I found the pics I took backed up in drop box.
2016-04-09 10.34.51.jpg

The shaft on the far side that the shift fork rides on. Does that move?
 
In the pic it does look like the shaft decreases in diameter where the collar rides. Could be optical illusion in pic. It's kind of weird to me that there isn't a snap ring, or set bolt recess, or anything in the shaft to keep the collar from sliding. Perhaps in te stock config, there are no clearence issues, and there is generally not a lot of force trying to slide the collar on the shaft.

The 'rufusthedufus' thread is what I read about shaving being required as well. Granted I'm talking out of my butt here, not having seen any of the parts in person but IF you pull it apart again, what would be the harm in deepening the recess in the Marlin plate, to make more clearence, AND shaving the shift fork/rail to make more clearence? Is there enough meat in both places so as not to weaken either component excessively? I'm assuming shaving shift fork/rail requires a certain amount of disassembly that you don't want to do more times than needed. Is it possible to see/test the shift fork/rail clearence in action on the bench before putting whole unit back in truck?

Best of luck buddy. Still wish I was there to help.
 
The shaft can't neck down. The bearing was riding on the shaft next to the spacer.
But that doesn't meen the collet didn't move.
 
2016-04-09 10.35.20.jpg
image.jpeg
THE SHAFT IS MOVING!!!
The top pic is we're we found the ring the second time we pulled it apart. The lower pic was were we pul the ring the first time we assembled it!! And the next post is we're we put it the second time.
 
2016-04-09 10.35.28.jpg

This is were we put the ring the second time. It looks to be the same spot as the first time!!

We have proof the collar is moving!!
 
Looking at those pics again, something struck me;

Is there a possiblity that not enough length was taken off the shaft, so that it bottoms out in the next component, thus forcing the shaft farther in the opposite direction during assembly, forcing the collar to slide on the shaft because it is bottoming out on the spacer?

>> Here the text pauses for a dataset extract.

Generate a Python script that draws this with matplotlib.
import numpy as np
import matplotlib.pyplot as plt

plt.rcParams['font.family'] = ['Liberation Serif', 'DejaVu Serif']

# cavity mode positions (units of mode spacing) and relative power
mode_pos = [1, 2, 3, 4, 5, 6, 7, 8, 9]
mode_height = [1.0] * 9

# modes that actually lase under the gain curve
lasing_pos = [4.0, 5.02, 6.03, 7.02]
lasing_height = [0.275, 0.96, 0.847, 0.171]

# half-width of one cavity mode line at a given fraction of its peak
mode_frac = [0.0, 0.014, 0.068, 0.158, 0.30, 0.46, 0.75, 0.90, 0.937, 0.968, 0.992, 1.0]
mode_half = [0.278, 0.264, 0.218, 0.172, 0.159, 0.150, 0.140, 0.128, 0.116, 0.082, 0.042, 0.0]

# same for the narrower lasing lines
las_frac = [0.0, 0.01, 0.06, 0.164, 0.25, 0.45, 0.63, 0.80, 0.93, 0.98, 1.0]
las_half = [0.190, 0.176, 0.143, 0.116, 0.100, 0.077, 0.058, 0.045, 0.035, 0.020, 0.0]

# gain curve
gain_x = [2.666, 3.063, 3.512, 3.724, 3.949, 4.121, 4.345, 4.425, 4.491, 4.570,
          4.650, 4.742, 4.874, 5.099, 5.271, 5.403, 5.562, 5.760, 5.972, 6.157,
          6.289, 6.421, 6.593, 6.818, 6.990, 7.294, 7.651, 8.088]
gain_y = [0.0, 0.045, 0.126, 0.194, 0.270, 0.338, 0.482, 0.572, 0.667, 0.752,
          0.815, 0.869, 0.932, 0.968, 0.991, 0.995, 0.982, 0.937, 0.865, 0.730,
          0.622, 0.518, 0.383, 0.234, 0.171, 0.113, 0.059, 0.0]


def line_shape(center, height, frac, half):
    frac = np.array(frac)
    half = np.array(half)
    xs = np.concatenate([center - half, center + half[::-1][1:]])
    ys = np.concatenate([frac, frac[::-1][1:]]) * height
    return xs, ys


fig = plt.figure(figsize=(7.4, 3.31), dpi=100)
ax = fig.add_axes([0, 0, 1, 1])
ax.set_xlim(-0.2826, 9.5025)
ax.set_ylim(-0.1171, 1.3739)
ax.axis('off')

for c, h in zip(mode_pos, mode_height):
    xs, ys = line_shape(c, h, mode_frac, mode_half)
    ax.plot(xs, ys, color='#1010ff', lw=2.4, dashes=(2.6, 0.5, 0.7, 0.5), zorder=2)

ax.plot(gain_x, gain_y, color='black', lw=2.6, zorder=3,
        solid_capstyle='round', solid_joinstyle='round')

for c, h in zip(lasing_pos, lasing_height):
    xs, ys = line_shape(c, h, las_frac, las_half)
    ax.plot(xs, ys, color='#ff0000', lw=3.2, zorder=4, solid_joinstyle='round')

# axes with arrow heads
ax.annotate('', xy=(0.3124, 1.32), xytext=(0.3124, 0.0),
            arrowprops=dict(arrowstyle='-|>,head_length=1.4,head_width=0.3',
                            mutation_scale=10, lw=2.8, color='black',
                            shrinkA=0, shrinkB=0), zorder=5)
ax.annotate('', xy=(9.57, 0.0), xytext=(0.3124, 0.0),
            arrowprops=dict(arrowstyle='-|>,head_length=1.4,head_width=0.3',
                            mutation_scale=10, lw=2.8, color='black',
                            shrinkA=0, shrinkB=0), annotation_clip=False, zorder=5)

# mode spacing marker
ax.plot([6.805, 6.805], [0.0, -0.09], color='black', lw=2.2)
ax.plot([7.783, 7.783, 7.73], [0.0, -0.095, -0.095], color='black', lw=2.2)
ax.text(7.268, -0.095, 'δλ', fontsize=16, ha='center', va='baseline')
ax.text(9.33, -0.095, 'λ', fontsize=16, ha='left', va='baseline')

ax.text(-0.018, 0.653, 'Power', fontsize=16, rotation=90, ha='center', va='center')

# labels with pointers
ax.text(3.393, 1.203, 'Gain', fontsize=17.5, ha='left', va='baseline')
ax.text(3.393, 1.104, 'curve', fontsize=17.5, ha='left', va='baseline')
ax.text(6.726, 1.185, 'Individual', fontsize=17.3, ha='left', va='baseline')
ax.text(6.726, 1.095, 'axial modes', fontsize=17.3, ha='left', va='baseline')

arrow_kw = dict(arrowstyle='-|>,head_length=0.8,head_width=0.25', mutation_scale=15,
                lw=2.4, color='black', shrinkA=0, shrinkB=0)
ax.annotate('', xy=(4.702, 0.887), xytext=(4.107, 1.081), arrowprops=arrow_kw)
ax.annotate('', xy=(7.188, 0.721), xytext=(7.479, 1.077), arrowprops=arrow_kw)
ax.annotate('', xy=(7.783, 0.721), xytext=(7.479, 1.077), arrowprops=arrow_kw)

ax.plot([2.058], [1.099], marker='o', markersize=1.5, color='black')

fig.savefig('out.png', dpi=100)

Please don't be offended by my questions/suggestions. Just trying to help from 1000 miles away.
 
Or...If not the shaft length itself, was there an overabundance of grease on the end of the shaft that got forced into the next component, and assuming it's a dead end, it would not be able to be compressed, possibly forcing the shaft in the opposite direction during assembly?
 
Every time you shift gears one of the shift collars is moved onto a tapered synchro ring to slow down or speed up the selected gear, creating thrust on the main shaft either forward or rearward depending on which gear is selected. In stock configuration Toyota uses a substantial lock nut to stack all the bearings and hubs against the shoulders on the main shaft, this eliminates or at least minimizes the amount that the main shaft can move back and forth in the housing. If the problem with this setup is that the split collar isn't tightening with enough force on the shaft to withstand the back and forth thrusting of the main shaft while in operation I'd dog it to the shaft. Drill a hole through the OD into the center of the collar and tap it with say a 5/16"-18 thread or so. Drill slightly (dimple it) into the shaft where the collar needs to say and screw with loctite a short set screw through the collar into the dimple of the shaft to positively lock it. We dogged a lot of collars, gears, hubs etc to shafts over the years. I don't know exactly what's happening with this application, just offering a suggestion long distance from PA. One way or another I hope you guys get this sorted out and back together for Steve-O's sake! Best of luck!
 
We tighted the collar as tight as we dared to. I think dogging the shaft is the answer. But may need a different collar. The current collar is only 3/8"-1/2" wide.